Remember he just gutted Twitter before pulling this stunt, so the estimate of a few months to move the servers might be true if the entire department that handle infra has been gutted with only skeleton crew left.

@flathead@lemm.ee · 10 months ago

Well, yes. If nobody left has a clue then it’s going to take a little longer but you could physically move just about anything in a few weeks with the right crew, even if you had to bring them in cold. An open checkbook solves a lot of logistical problems.

The proof is more or less self evident. If this idiot and his cousin were able to pull it off without breaking anything critical, then it stands to reason that a properly managed team would have been able to do it in a more orderly way in a few days.

I get that everyone wants to paint this as completely irresponsible, but apart from the fact that it was done so haphazardly in the dead of night and gate crashing the data center security (nobody is going to refuse access to the CEO), there’s really nothing here that’s completely out of order. Locking the gear in the trucks is pretty standard for intact secure data transport. The real mistake is the infra manager sandbagging the move estimate - or not understanding how to plan and execute it.

@redcalcium · edit-2 10 months ago

Physically move them is one thing. Reassigning each server into the new data center network is a whole other thing. It won’t be as simple as connecting the power and network cables. From the post, the rack density is different so you’ll probably have to change the each server name to match the new rack position. Then the hostname and subnet probably changes in the new data center, so now you’ll have to map everything again (the hard coded references to Sacramento mentioned by Musk). The 100MM contract means they have a lot of servers to account for. This is the real headache of the migration and probably the reason Twitter keep having random outages for months after this stunt. They probably took shortcut and can’t bring all those servers online in time to handle traffic bursts which leads to another Musk’s shenanigans (e.g. forbidding visitors from viewing tweets unless they’re logged in to limit servers load, etc).

Edit: the more I think about this, the more my head hurt. If any infra people reading this, what are you going to do if you suddenly received truckloads of servers yanked from another data center location and told to bring them online again ASAP, while more than half of your team has been laid off? Seriously, what’s the step you’re gonna do to bring all these servers online again? Oh, and those servers probably not gracefully shut down and just have their power cable yoinked off.

@flathead@lemm.ee · 10 months ago

Oh by no means am I suggesting it was reasonable to do this. Musk would be a fucking nightmare as an employer. As a customer probably not much better but you know what they say about a fool and his money. This fool would be a great customer as long as you had a good lawyer to write the contracts.
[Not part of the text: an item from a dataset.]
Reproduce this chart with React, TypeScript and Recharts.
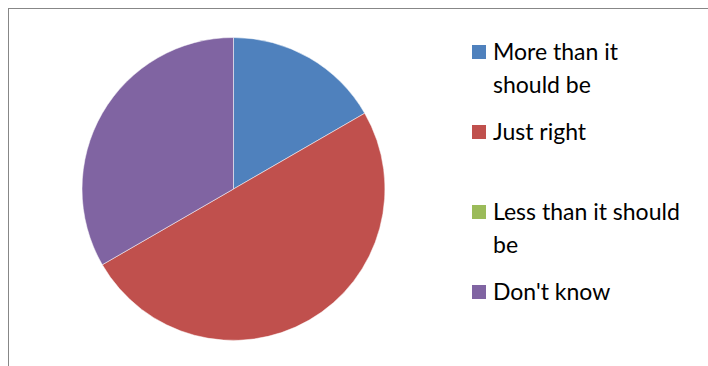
import { PieChart, Pie, Cell, Legend } from "recharts";

const CATEGORIES = [
  "More than it should be",
  "Just right",
  "Less than it should be",
  "Don't know",
];
const VALUES = [1, 3, 0, 2];
const COLORS = ["#4f81bd", "#c0504d", "#9bbb59", "#8064a2"];

const data = CATEGORIES.map((name, i) => ({ name, value: VALUES[i] }));

const FONT = "Lato, 'Open Sans', sans-serif";

function LegendBox() {
  return (
    <div style={{ fontFamily: FONT, fontSize: 23, color: "#000" }}>
      {data.map((d, i) => (
        <div key={d.name} style={{ position: "relative", height: 80 }}>
          <div
            style={{
              position: "absolute",
              left: 0,
              top: 10,
              width: 14,
              height: 14,
              background: COLORS[i],
            }}
          />
          <div
            style={{
              position: "absolute",
              left: 21,
              top: 0,
              width: 192,
              lineHeight: "33px",
            }}
          >
            {d.name}
          </div>
        </div>
      ))}
    </div>
  );
}

export default function App() {
  return (
    <div
      style={{
        position: "absolute",
        left: 8,
        top: 8,
        width: 700,
        height: 358,
        boxSizing: "border-box",
        borderTop: "1px solid #878787",
        borderLeft: "1px solid #878787",
        background: "#fff",
      }}
    >
      <PieChart
        width={699}
        height={357}
        margin={{ top: 0, right: 0, bottom: 0, left: 0 }}
      >
        <Pie
          data={data}
          dataKey="value"
          nameKey="name"
          cx={224.5}
          cy={180}
          outerRadius={151.5}
          startAngle={90}
          endAngle={-270}
          stroke="#ffffff"
          strokeWidth={0.5}
          isAnimationActive={false}
        >
          {data.map((d, i) => (
            <Cell key={d.name} fill={COLORS[i]} />
          ))}
        </Pie>
        <Legend
          layout="vertical"
          content={() => <LegendBox />}
          wrapperStyle={{ left: 463, top: 26, width: 235 }}
        />
      </PieChart>
    </div>
  );
}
I do suspect that some of the details of this story are somewhat embellished though, if only for the sheer joy of it, which I’m all for. It’s a great story. I don’t believe, for instance, that they could possibly have moved 5000 racks - or even 5000 servers - as I think the story was intimating. It sounds like they filled a few semis, which would be a small fraction of the systems. Maybe this was just the last of it that was too hard to move earlier. As for the rack configs at the other end, they would need power and services and an empty space if they are just rolling the stuff in. That’s only a few weeks of lead time in a properly run facility.

If they had their reservations set up correctly they wouldn’t need to change hostnames or even addresses, just wheel in the racks, brace and connect them. Ideally stuff would be shut down gracefully, but it shouldn’t really matter if they just pulled the plug. The software should be resilient enough to restart ok. Again, no idea if they had anything thought out, probably not, given the way it was done. But I have seen a big tech co move several rows this way when they basically couldn’t be bothered figuring out how to logically migrate them. Of course they weren’t doing it with a coked up CEO at 2am on Christmas Eve, but it wasn’t as difficult as you might imagine. But yeah not 5000 racks at once. Not even close to possible.